Begin Recorded data

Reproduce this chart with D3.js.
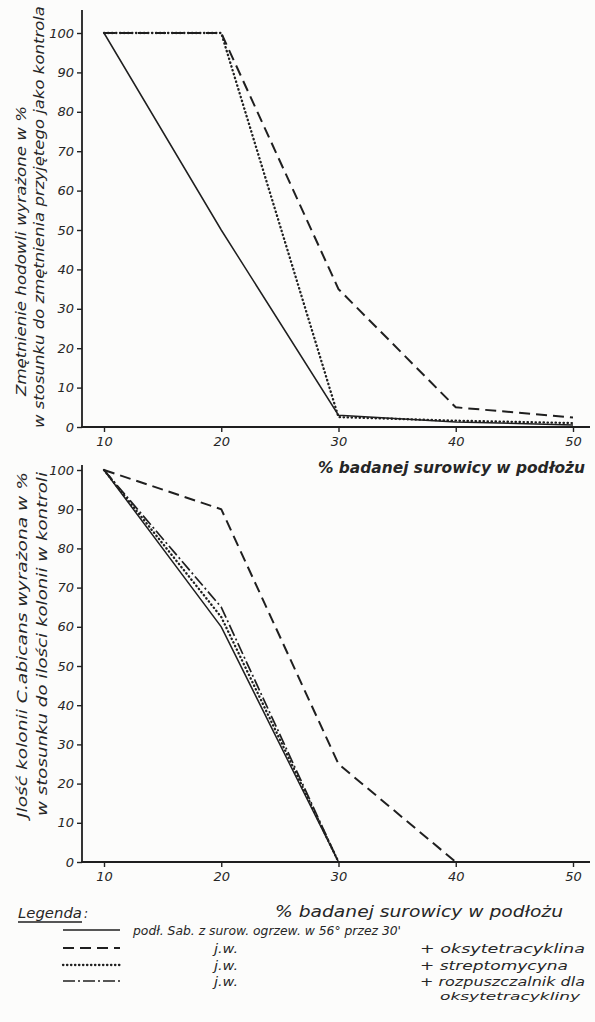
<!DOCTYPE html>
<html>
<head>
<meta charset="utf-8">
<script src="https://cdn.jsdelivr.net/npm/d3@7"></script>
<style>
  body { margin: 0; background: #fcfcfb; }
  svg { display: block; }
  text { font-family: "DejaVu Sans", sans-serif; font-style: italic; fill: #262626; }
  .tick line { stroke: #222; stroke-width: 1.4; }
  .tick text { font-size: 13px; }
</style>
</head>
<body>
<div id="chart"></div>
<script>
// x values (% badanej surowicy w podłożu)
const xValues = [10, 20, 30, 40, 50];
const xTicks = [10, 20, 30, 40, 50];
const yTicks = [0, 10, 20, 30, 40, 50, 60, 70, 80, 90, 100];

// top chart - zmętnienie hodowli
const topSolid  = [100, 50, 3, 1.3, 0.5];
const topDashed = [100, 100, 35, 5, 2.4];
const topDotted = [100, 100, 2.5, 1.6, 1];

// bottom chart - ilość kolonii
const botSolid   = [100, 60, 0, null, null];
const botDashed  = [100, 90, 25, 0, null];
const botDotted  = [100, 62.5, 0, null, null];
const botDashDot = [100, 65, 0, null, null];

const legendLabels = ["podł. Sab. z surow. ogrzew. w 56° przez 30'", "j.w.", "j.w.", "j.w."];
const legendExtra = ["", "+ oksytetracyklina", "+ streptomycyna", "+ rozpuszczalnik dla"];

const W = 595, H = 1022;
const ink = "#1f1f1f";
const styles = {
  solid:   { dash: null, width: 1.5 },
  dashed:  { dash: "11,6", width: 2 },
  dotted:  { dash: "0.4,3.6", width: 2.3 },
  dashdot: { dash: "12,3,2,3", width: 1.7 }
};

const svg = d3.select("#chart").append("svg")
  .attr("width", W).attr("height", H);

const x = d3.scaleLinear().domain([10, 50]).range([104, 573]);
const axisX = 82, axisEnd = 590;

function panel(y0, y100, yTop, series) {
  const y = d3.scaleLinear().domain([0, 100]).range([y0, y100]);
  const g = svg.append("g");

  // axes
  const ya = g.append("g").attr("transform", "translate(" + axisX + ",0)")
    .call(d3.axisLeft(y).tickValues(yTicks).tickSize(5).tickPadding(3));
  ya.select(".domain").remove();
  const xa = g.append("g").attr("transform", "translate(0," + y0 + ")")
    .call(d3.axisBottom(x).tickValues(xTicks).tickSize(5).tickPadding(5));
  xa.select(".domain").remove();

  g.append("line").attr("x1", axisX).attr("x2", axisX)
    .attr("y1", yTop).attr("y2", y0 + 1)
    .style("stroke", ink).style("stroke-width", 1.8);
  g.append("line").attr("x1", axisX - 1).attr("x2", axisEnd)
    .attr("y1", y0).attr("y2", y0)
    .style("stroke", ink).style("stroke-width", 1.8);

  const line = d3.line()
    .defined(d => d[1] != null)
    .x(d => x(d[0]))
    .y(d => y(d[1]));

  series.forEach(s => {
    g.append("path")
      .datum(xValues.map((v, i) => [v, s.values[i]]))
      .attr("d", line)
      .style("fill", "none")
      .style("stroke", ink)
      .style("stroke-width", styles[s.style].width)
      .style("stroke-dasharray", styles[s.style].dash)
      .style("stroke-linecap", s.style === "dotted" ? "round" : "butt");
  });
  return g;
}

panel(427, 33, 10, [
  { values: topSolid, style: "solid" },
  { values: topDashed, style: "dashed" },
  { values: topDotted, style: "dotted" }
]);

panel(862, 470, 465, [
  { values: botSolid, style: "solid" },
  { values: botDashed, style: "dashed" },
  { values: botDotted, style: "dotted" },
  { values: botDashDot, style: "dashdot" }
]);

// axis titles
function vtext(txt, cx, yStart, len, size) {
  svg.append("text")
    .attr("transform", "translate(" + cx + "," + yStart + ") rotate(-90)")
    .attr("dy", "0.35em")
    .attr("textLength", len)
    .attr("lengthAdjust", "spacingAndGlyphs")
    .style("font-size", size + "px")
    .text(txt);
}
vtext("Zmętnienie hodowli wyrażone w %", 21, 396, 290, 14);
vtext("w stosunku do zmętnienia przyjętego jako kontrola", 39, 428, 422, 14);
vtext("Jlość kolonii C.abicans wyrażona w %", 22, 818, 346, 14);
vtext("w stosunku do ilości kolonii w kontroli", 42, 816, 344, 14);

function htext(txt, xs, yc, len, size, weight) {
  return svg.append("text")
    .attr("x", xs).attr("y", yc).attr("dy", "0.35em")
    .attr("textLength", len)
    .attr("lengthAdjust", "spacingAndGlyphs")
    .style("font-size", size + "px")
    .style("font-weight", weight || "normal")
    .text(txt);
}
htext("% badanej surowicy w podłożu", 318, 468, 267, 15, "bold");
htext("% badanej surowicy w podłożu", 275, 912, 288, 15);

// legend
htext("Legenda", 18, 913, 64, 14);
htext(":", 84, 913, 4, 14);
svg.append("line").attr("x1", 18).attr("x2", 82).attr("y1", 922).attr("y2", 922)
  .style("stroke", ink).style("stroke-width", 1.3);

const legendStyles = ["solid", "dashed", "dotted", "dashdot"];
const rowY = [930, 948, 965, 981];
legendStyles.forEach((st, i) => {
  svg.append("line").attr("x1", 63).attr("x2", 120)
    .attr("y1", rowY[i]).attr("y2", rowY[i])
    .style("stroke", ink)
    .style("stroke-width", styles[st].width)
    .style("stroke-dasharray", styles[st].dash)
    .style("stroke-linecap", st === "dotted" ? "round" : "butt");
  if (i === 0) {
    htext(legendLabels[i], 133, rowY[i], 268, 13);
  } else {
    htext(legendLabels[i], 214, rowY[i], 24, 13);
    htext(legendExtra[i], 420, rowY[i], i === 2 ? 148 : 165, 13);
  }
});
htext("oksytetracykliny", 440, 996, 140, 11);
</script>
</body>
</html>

End Recorded data

[Exercise requirements]
Return the full material word for word. Do not include the pictures.

[Solution to this exercise]
Reproduce this chart with D3.js.
<!DOCTYPE html>
<html>
<head>
<meta charset="utf-8">
<script src="https://cdn.jsdelivr.net/npm/d3@7"></script>
<style>
  body { margin: 0; background: #fcfcfb; }
  svg { display: block; }
  text { font-family: "DejaVu Sans", sans-serif; font-style: italic; fill: #262626; }
  .tick line { stroke: #222; stroke-width: 1.4; }
  .tick text { font-size: 13px; }
</style>
</head>
<body>
<div id="chart"></div>
<script>
// x values (% badanej surowicy w podłożu)
const xValues = [10, 20, 30, 40, 50];
const xTicks = [10, 20, 30, 40, 50];
const yTicks = [0, 10, 20, 30, 40, 50, 60, 70, 80, 90, 100];

// top chart - zmętnienie hodowli
const topSolid  = [100, 50, 3, 1.3, 0.5];
const topDashed = [100, 100, 35, 5, 2.4];
const topDotted = [100, 100, 2.5, 1.6, 1];

// bottom chart - ilość kolonii
const botSolid   = [100, 60, 0, null, null];
const botDashed  = [100, 90, 25, 0, null];
const botDotted  = [100, 62.5, 0, null, null];
const botDashDot = [100, 65, 0, null, null];

const legendLabels = ["podł. Sab. z surow. ogrzew. w 56° przez 30'", "j.w.", "j.w.", "j.w."];
const legendExtra = ["", "+ oksytetracyklina", "+ streptomycyna", "+ rozpuszczalnik dla"];

const W = 595, H = 1022;
const ink = "#1f1f1f";
const styles = {
  solid:   { dash: null, width: 1.5 },
  dashed:  { dash: "11,6", width: 2 },
  dotted:  { dash: "0.4,3.6", width: 2.3 },
  dashdot: { dash: "12,3,2,3", width: 1.7 }
};

const svg = d3.select("#chart").append("svg")
  .attr("width", W).attr("height", H);

const x = d3.scaleLinear().domain([10, 50]).range([104, 573]);
const axisX = 82, axisEnd = 590;

function panel(y0, y100, yTop, series) {
  const y = d3.scaleLinear().domain([0, 100]).range([y0, y100]);
  const g = svg.append("g");

  // axes
  const ya = g.append("g").attr("transform", "translate(" + axisX + ",0)")
    .call(d3.axisLeft(y).tickValues(yTicks).tickSize(5).tickPadding(3));
  ya.select(".domain").remove();
  const xa = g.append("g").attr("transform", "translate(0," + y0 + ")")
    .call(d3.axisBottom(x).tickValues(xTicks).tickSize(5).tickPadding(5));
  xa.select(".domain").remove();

  g.append("line").attr("x1", axisX).attr("x2", axisX)
    .attr("y1", yTop).attr("y2", y0 + 1)
    .style("stroke", ink).style("stroke-width", 1.8);
  g.append("line").attr("x1", axisX - 1).attr("x2", axisEnd)
    .attr("y1", y0).attr("y2", y0)
    .style("stroke", ink).style("stroke-width", 1.8);

  const line = d3.line()
    .defined(d => d[1] != null)
    .x(d => x(d[0]))
    .y(d => y(d[1]));

  series.forEach(s => {
    g.append("path")
      .datum(xValues.map((v, i) => [v, s.values[i]]))
      .attr("d", line)
      .style("fill", "none")
      .style("stroke", ink)
      .style("stroke-width", styles[s.style].width)
      .style("stroke-dasharray", styles[s.style].dash)
      .style("stroke-linecap", s.style === "dotted" ? "round" : "butt");
  });
  return g;
}

panel(427, 33, 10, [
  { values: topSolid, style: "solid" },
  { values: topDashed, style: "dashed" },
  { values: topDotted, style: "dotted" }
]);

panel(862, 470, 465, [
  { values: botSolid, style: "solid" },
  { values: botDashed, style: "dashed" },
  { values: botDotted, style: "dotted" },
  { values: botDashDot, style: "dashdot" }
]);

// axis titles
function vtext(txt, cx, yStart, len, size) {
  svg.append("text")
    .attr("transform", "translate(" + cx + "," + yStart + ") rotate(-90)")
    .attr("dy", "0.35em")
    .attr("textLength", len)
    .attr("lengthAdjust", "spacingAndGlyphs")
    .style("font-size", size + "px")
    .text(txt);
}
vtext("Zmętnienie hodowli wyrażone w %", 21, 396, 290, 14);
vtext("w stosunku do zmętnienia przyjętego jako kontrola", 39, 428, 422, 14);
vtext("Jlość kolonii C.abicans wyrażona w %", 22, 818, 346, 14);
vtext("w stosunku do ilości kolonii w kontroli", 42, 816, 344, 14);

function htext(txt, xs, yc, len, size, weight) {
  return svg.append("text")
    .attr("x", xs).attr("y", yc).attr("dy", "0.35em")
    .attr("textLength", len)
    .attr("lengthAdjust", "spacingAndGlyphs")
    .style("font-size", size + "px")
    .style("font-weight", weight || "normal")
    .text(txt);
}
htext("% badanej surowicy w podłożu", 318, 468, 267, 15, "bold");
htext("% badanej surowicy w podłożu", 275, 912, 288, 15);

// legend
htext("Legenda", 18, 913, 64, 14);
htext(":", 84, 913, 4, 14);
svg.append("line").attr("x1", 18).attr("x2", 82).attr("y1", 922).attr("y2", 922)
  .style("stroke", ink).style("stroke-width", 1.3);

const legendStyles = ["solid", "dashed", "dotted", "dashdot"];
const rowY = [930, 948, 965, 981];
legendStyles.forEach((st, i) => {
  svg.append("line").attr("x1", 63).attr("x2", 120)
    .attr("y1", rowY[i]).attr("y2", rowY[i])
    .style("stroke", ink)
    .style("stroke-width", styles[st].width)
    .style("stroke-dasharray", styles[st].dash)
    .style("stroke-linecap", st === "dotted" ? "round" : "butt");
  if (i === 0) {
    htext(legendLabels[i], 133, rowY[i], 268, 13);
  } else {
    htext(legendLabels[i], 214, rowY[i], 24, 13);
    htext(legendExtra[i], 420, rowY[i], i === 2 ? 148 : 165, 13);
  }
});
htext("oksytetracykliny", 440, 996, 140, 11);
</script>
</body>
</html>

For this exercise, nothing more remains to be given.